Stated exercise.
Check each line of the listing for the word "script" and report how many lines contain it, giving nothing but the number.

Supplied material.
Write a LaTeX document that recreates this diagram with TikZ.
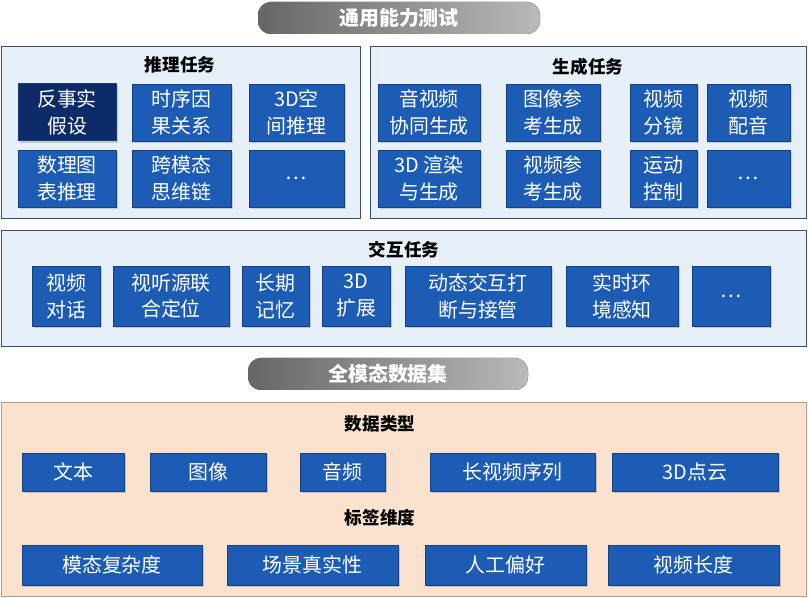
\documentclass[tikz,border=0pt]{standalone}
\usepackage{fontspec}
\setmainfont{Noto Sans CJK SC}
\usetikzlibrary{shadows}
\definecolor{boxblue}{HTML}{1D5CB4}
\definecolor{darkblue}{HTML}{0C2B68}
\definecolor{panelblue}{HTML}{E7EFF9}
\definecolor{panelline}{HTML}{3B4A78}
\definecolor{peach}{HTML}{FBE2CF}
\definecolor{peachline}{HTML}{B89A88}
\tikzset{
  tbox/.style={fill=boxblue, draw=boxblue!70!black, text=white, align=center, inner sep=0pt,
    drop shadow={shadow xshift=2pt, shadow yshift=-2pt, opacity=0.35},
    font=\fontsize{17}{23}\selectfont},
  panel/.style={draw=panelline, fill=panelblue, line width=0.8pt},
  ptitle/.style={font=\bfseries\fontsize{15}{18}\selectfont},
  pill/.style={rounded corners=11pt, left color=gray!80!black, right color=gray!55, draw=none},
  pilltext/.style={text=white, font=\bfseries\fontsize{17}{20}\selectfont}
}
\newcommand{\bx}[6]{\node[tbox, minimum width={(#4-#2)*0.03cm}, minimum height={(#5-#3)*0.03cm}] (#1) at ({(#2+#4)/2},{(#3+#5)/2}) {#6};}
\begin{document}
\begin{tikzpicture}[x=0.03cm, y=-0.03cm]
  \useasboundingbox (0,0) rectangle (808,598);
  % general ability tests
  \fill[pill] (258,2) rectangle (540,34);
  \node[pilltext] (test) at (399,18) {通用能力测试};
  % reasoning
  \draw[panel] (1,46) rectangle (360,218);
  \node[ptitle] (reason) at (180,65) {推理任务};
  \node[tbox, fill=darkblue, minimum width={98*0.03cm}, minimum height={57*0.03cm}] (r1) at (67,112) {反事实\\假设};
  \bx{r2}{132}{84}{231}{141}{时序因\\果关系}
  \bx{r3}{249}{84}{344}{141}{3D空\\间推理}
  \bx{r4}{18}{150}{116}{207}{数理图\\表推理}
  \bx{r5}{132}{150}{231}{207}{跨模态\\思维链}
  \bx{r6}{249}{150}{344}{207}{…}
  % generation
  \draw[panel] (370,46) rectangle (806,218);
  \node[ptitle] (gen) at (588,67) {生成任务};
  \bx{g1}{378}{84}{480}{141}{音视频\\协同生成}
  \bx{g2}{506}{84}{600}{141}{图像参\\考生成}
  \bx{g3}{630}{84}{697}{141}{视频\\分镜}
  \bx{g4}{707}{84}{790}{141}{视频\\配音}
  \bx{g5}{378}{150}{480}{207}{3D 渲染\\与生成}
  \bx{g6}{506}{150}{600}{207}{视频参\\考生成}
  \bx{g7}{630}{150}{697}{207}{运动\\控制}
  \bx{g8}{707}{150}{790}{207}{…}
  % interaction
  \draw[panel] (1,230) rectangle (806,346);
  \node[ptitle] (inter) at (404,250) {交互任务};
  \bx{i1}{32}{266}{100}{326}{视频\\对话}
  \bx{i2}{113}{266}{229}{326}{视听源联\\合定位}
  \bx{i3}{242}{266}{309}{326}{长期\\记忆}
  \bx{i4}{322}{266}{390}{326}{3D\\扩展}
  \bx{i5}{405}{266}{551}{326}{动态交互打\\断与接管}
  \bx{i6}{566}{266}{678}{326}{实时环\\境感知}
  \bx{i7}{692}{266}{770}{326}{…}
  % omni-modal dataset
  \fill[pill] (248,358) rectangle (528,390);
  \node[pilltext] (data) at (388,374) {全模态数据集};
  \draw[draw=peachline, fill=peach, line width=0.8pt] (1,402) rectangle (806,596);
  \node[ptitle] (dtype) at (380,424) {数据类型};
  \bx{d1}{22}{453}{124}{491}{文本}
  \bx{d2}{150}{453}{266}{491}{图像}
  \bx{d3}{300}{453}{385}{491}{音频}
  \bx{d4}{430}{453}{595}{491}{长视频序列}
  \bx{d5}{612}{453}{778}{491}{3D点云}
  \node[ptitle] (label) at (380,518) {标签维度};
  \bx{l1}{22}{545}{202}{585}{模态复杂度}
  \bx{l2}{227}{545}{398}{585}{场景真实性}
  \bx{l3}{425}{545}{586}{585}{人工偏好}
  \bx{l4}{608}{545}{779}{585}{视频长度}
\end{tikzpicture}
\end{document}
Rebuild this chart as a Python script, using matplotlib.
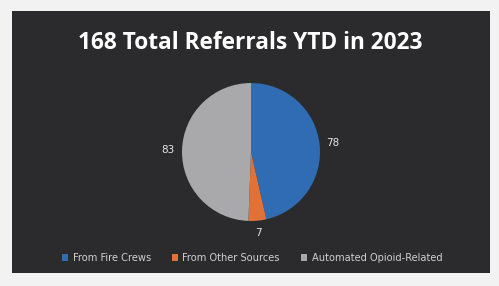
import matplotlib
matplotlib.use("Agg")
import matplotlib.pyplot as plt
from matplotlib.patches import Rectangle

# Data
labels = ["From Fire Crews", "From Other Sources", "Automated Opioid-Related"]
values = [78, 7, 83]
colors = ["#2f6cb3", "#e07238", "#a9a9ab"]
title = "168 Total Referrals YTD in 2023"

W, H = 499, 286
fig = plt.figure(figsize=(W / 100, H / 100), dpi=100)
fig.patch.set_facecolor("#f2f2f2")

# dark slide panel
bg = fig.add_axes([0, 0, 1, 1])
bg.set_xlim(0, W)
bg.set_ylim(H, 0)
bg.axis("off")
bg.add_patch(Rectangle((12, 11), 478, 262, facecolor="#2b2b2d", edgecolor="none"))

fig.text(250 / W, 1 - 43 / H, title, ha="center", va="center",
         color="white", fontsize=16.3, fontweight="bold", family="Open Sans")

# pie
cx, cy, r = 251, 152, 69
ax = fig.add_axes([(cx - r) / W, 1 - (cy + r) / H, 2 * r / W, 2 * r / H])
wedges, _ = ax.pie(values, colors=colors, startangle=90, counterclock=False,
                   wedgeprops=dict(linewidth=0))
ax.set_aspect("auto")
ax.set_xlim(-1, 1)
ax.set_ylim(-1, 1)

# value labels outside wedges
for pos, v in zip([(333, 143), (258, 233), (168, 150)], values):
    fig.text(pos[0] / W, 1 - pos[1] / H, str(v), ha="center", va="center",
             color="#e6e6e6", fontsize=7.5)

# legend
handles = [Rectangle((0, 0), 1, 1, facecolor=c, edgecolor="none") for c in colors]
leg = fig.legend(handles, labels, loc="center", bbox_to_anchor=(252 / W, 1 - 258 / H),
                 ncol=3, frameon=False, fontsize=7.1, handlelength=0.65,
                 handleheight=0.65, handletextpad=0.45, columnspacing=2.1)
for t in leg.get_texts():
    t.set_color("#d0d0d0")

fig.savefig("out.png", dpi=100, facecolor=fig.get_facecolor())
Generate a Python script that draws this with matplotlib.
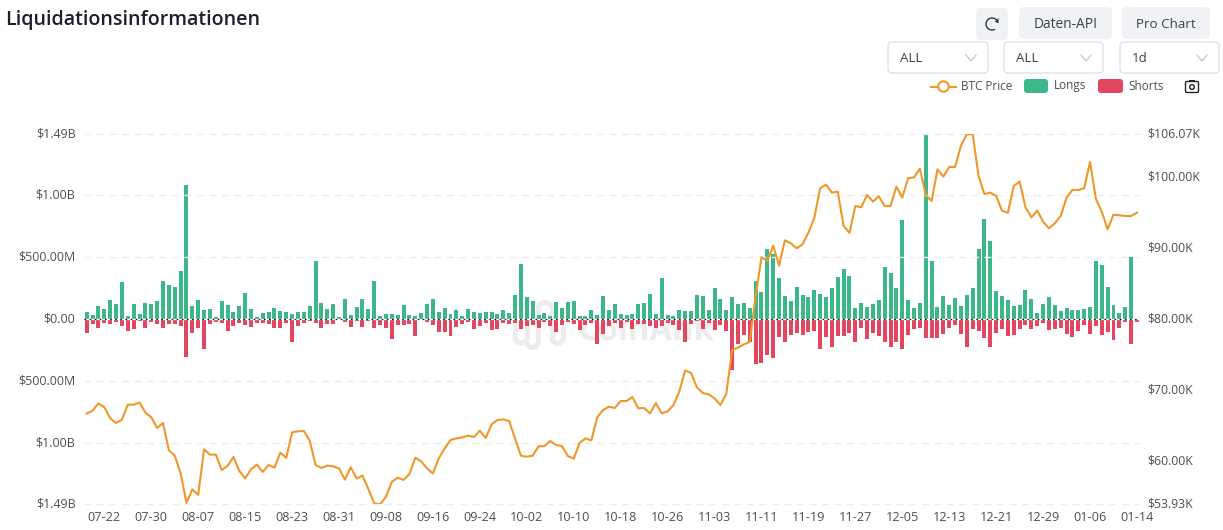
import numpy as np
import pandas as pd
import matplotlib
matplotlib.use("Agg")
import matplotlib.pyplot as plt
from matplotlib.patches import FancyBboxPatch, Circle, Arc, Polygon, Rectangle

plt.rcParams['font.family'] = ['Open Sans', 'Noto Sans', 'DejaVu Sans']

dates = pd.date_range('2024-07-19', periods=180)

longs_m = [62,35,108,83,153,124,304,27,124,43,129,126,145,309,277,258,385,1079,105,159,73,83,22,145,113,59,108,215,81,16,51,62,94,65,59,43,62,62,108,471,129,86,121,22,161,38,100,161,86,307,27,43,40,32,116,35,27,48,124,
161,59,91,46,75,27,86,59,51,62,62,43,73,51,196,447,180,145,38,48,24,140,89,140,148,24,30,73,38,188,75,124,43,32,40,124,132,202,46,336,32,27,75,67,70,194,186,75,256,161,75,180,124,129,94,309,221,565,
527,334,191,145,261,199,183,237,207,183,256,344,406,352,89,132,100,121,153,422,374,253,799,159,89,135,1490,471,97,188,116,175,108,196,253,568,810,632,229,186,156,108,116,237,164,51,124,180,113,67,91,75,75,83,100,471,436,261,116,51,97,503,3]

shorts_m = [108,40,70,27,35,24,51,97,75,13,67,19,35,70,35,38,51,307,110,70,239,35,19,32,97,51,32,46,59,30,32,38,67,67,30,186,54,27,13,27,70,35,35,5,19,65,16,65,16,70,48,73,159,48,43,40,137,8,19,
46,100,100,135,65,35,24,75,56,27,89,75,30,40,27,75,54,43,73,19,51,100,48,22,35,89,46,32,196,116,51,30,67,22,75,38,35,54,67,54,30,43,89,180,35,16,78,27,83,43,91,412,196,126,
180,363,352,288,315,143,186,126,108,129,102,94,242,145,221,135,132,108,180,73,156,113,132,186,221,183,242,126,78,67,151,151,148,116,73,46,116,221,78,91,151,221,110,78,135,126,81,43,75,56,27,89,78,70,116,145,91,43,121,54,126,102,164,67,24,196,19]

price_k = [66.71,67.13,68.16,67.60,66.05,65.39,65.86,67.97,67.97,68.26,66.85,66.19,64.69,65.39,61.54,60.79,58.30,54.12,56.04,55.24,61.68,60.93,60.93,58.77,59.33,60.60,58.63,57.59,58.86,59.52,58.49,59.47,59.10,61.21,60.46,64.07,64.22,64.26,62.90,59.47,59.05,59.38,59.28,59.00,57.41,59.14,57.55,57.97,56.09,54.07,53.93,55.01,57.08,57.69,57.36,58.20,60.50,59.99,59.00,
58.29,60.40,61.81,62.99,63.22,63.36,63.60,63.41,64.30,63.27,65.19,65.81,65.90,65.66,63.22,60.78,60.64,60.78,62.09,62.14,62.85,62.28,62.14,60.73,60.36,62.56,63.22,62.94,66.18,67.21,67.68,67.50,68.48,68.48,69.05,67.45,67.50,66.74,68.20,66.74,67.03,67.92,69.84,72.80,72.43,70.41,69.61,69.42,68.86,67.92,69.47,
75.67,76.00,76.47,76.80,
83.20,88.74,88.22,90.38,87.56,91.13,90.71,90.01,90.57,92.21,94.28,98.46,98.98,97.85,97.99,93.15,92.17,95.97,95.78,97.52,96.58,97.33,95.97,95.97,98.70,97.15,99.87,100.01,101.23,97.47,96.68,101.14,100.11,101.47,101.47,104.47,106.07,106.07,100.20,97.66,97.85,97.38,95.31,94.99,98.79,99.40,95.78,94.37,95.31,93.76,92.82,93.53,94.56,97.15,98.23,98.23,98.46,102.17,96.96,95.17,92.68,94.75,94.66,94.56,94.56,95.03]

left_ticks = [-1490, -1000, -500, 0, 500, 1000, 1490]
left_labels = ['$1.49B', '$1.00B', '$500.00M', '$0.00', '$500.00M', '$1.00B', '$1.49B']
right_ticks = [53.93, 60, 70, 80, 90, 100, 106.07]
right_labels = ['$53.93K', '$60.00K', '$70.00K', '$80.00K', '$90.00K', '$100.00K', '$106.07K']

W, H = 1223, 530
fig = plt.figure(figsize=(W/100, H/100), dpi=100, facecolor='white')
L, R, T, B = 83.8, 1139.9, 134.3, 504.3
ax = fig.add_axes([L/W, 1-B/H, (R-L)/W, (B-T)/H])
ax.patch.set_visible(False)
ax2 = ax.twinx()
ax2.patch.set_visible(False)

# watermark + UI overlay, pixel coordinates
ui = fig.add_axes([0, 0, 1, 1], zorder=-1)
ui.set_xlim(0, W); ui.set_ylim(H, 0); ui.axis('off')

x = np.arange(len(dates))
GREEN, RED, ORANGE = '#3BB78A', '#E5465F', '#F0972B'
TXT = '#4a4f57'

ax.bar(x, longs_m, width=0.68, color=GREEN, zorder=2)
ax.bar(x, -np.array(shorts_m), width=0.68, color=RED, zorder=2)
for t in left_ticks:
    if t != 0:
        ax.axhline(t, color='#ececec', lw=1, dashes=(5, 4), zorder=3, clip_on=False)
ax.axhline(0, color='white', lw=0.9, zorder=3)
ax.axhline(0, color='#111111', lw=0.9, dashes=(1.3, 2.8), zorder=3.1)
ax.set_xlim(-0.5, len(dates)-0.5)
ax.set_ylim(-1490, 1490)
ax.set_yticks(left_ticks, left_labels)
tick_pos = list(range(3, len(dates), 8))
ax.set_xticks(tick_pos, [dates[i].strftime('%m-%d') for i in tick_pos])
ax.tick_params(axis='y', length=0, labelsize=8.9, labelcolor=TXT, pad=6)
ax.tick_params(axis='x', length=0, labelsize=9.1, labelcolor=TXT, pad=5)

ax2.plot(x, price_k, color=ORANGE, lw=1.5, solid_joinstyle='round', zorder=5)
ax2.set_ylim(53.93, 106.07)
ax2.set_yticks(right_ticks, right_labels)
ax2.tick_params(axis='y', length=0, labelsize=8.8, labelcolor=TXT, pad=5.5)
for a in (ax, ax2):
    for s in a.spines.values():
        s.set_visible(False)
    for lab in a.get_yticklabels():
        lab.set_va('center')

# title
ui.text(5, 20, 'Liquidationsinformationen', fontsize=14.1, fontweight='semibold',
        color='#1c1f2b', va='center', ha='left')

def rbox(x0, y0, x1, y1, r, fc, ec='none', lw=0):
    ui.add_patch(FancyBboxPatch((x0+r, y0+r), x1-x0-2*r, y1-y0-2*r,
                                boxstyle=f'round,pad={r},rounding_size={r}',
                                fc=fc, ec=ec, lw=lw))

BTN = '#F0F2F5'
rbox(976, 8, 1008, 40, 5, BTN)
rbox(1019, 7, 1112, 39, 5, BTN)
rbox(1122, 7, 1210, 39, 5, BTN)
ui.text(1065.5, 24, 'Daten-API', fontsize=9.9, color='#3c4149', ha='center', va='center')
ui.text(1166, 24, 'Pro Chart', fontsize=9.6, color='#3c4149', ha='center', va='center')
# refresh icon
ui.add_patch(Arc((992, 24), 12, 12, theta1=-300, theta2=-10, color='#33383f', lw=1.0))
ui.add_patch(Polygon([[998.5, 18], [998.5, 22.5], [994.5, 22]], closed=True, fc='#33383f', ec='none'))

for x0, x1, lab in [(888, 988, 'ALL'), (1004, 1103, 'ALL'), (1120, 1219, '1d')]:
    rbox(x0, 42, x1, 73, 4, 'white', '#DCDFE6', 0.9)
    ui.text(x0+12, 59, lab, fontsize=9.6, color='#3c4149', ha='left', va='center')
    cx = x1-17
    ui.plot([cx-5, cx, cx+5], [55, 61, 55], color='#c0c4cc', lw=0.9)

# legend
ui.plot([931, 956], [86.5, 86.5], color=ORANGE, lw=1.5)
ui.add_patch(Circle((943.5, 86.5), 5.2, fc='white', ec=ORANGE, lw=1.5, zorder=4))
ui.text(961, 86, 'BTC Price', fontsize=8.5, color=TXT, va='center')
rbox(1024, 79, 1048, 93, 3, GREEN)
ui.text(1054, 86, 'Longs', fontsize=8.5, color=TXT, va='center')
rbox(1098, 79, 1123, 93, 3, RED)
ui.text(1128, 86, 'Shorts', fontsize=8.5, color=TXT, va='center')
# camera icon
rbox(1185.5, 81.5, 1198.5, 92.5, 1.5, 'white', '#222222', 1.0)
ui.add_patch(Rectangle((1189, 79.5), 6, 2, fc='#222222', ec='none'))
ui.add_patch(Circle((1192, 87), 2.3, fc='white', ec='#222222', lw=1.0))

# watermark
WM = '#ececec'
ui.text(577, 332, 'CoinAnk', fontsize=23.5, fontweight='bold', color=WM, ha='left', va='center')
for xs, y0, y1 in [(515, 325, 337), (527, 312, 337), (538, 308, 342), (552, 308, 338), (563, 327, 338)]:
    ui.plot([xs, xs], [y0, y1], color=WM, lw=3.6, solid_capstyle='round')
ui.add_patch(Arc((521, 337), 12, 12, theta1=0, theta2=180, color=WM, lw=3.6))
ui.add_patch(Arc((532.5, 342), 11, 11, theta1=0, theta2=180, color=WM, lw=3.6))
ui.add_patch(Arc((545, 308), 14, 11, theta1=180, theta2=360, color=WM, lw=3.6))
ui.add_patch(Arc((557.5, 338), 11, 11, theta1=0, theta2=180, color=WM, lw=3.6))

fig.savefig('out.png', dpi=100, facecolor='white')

Response to this exercise.
2